In the latter, at the outset of the class, I provide students with a laboratory that explores and visualizes geoscience data sets using technology (i.e. through GeoMapApp, Google Earth, etc.) in order to initiate discussions of plate tectonic concepts. These inquiry-based approaches require that students investigate plate tectonic environments, topography/bathymetry of continents and ocean basins, the distribution and pattern of earthquakes, volcanoes, age of the sea-floor, and more. Students are then required to use their textbook as a way to research and explain their personal observations. Although many students struggle with the lack of "structure" that they have become dependent upon, they are forced to become active learners. They have to find words to describe what they have visualized and the vocabulary and concepts to explain their observations. These efforts provide the student with a baseline of observations with which they can then relate additional concepts through subsequent lectures and ultimately the field experience for the course. Fortuitously, our geographic location in the middle of the Great Valley of central Pennsylvania permits a follow-up field experience that includes an overview of field-evidence for timing and development of Alleghenian Orogenesis during the formation of Pangaea. In the same day, we are also able to explore the consequences of rifting processes that took place in the Gettysburg Basin during the Triassic to early Jurassic. In this way, the field-experience is integrated into the scaffold produced during earlier inquiry-based activities. Students are afforded significant opportunities to visualize and contextualize their observations into their own mental frameworks to support long-term retention of the information.

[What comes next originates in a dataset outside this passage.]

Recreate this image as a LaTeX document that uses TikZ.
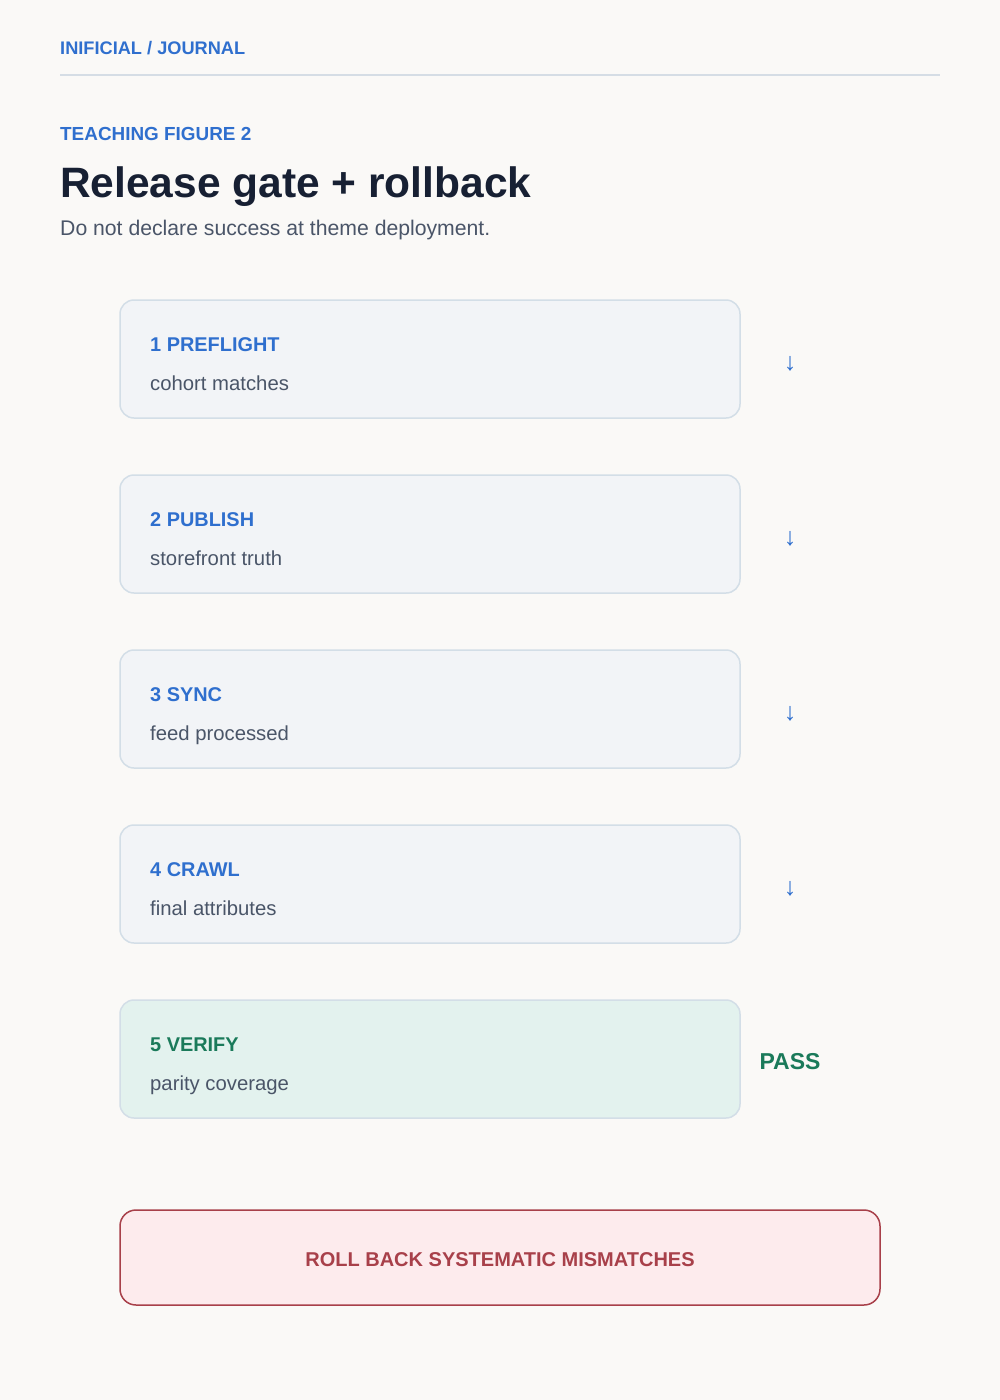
\documentclass[tikz,border=0pt]{standalone}
\usepackage{fontspec}
\setmainfont{Liberation Sans}
\definecolor{bg}{HTML}{FAF9F7}
\definecolor{rule}{HTML}{D5DDE5}
\definecolor{accent}{HTML}{2F6FCE}
\definecolor{ink}{HTML}{172033}
\definecolor{muted}{HTML}{4A5568}
\definecolor{stepfill}{HTML}{F2F4F7}
\definecolor{stepline}{HTML}{D3DEE7}
\definecolor{okfill}{HTML}{E3F2EE}
\definecolor{okink}{HTML}{1A7A5A}
\definecolor{badfill}{HTML}{FDEBED}
\definecolor{badline}{HTML}{A8404A}
\begin{document}
\begin{tikzpicture}[x=1pt,y=-1pt,
  stepbox/.style={draw=stepline,line width=1.5pt,fill=stepfill,rounded corners=14pt,minimum width=620pt,minimum height=118pt,inner sep=0pt},
  okbox/.style={stepbox,fill=okfill},
  steptitle/.style={anchor=base west,inner sep=0pt,font=\fontsize{19.9}{23}\selectfont\bfseries,text=accent},
  stepsub/.style={anchor=base west,inner sep=0pt,font=\fontsize{20.3}{24}\selectfont,text=muted},
  downarrow/.style={inner sep=0pt,font=\fontsize{25}{29}\selectfont,text=accent},
  kicker/.style={anchor=base west,inner sep=0pt,font=\fontsize{18.5}{22}\selectfont\bfseries,text=accent}]
\fill[bg] (0,0) rectangle (1000,1400);
\useasboundingbox (0,0) rectangle (1000,1400);
\node[kicker,font=\fontsize{18.2}{22}\selectfont\bfseries] (brand) at (60,54) {INIFICIAL / JOURNAL};
\coordinate (ruleL) at (60,75);
\coordinate (ruleR) at (940,75);
\draw[rule,line width=1.5pt] (ruleL) -- (ruleR);
\node[kicker,font=\fontsize{18.9}{22}\selectfont\bfseries] (fig) at (60,140) {TEACHING FIGURE 2};
\node[anchor=base west,inner sep=0pt,font=\fontsize{42.5}{48}\selectfont\bfseries,text=ink] (title) at (60,197) {Release gate + rollback};
\node[anchor=base west,inner sep=0pt,font=\fontsize{21.2}{25}\selectfont,text=muted] (sub) at (60,235) {Do not declare success at theme deployment.};

\foreach \i/\y/\t/\s in {1/359/1 PREFLIGHT/cohort matches,2/534/2 PUBLISH/storefront truth,3/709/3 SYNC/feed processed,4/884/4 CRAWL/final attributes}{
  \node[stepbox] (b\i) at (430,\y) {};
  \node[steptitle] (t\i) at (150,\y-8) {\t};
  \node[stepsub] (s\i) at (150,\y+31) {\s};
  \node[downarrow] (a\i) at (790,\y+5) {↓};
}
\node[okbox] (b5) at (430,1059) {};
\node[steptitle,text=okink] (t5) at (150,1051) {5 VERIFY};
\node[stepsub] (s5) at (150,1090) {parity coverage};
\node[inner sep=0pt,font=\fontsize{23}{27}\selectfont\bfseries,text=okink] (pass) at (790,1062) {PASS};

\node[draw=badline,line width=1.5pt,fill=badfill,rounded corners=16pt,minimum width=760pt,minimum height=95pt,inner sep=0pt] (rb) at (500,1257.5) {};
\node[inner sep=0pt,font=\fontsize{20}{24}\selectfont\bfseries,text=badline] (rbt) at (500,1260) {ROLL BACK SYSTEMATIC MISMATCHES};
\end{tikzpicture}
\end{document}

In the upper-level field-based course, my approach is to immerse students into a field-experience where learning is to some degree "unstructured". This semester-long course is initiated by an international travel experience (to CuraƧao) prior to the start of the semester. Students have minimal experience in the geography/geology of the region and are forced to reconsider all preconceptions in such a way as to once again render students vulnerable to their surroundings. The physical and human landscapes are completely alien to most students so few students can rely on previous assumptions. Every observation is a new observation that must be considered, qualified, and integrated into existing knowledge base.

To further challenge them, students are immediately required to identify a research question that they are responsible for exploring and championing through the rest of the course. Daily field-excursions provide an overview of both the geologic history and the human-history of the island so that students have a framework to which they can relate. Near the end of the field experience, several days are allocated to student research. Students collect observations, work to refine their research questions, and initiate data collection as possible. For the remainder of the semester after the field experience, students contextualize the significance of their research question, establish baseline knowledge of the pertinent literature, perform data analyses, and draw conclusions. Throughout the process, students share their learning with other students in seminar discussions, and ultimately present their research at the all campus research day. This method of instruction appeals to the innate engagement in discovery and exploration mentioned previously, and arguably reflects the true nature of scientific research. Rather than engaging students in scientific discourse entirely through textbook methods, the methods outlined here require students to explore scientific methods by using the same processes used by practicing geoscientists. In my experience, this results in a more cohesive learning experience that not only allows students to develop background knowledge, but also forces improved observational skills, and opportunities to employ critical thinking skills that use inference and deduction to draw reasonable conclusions. Likewise, these approaches are aligned with developmentally appropriate methods that reach most learning styles.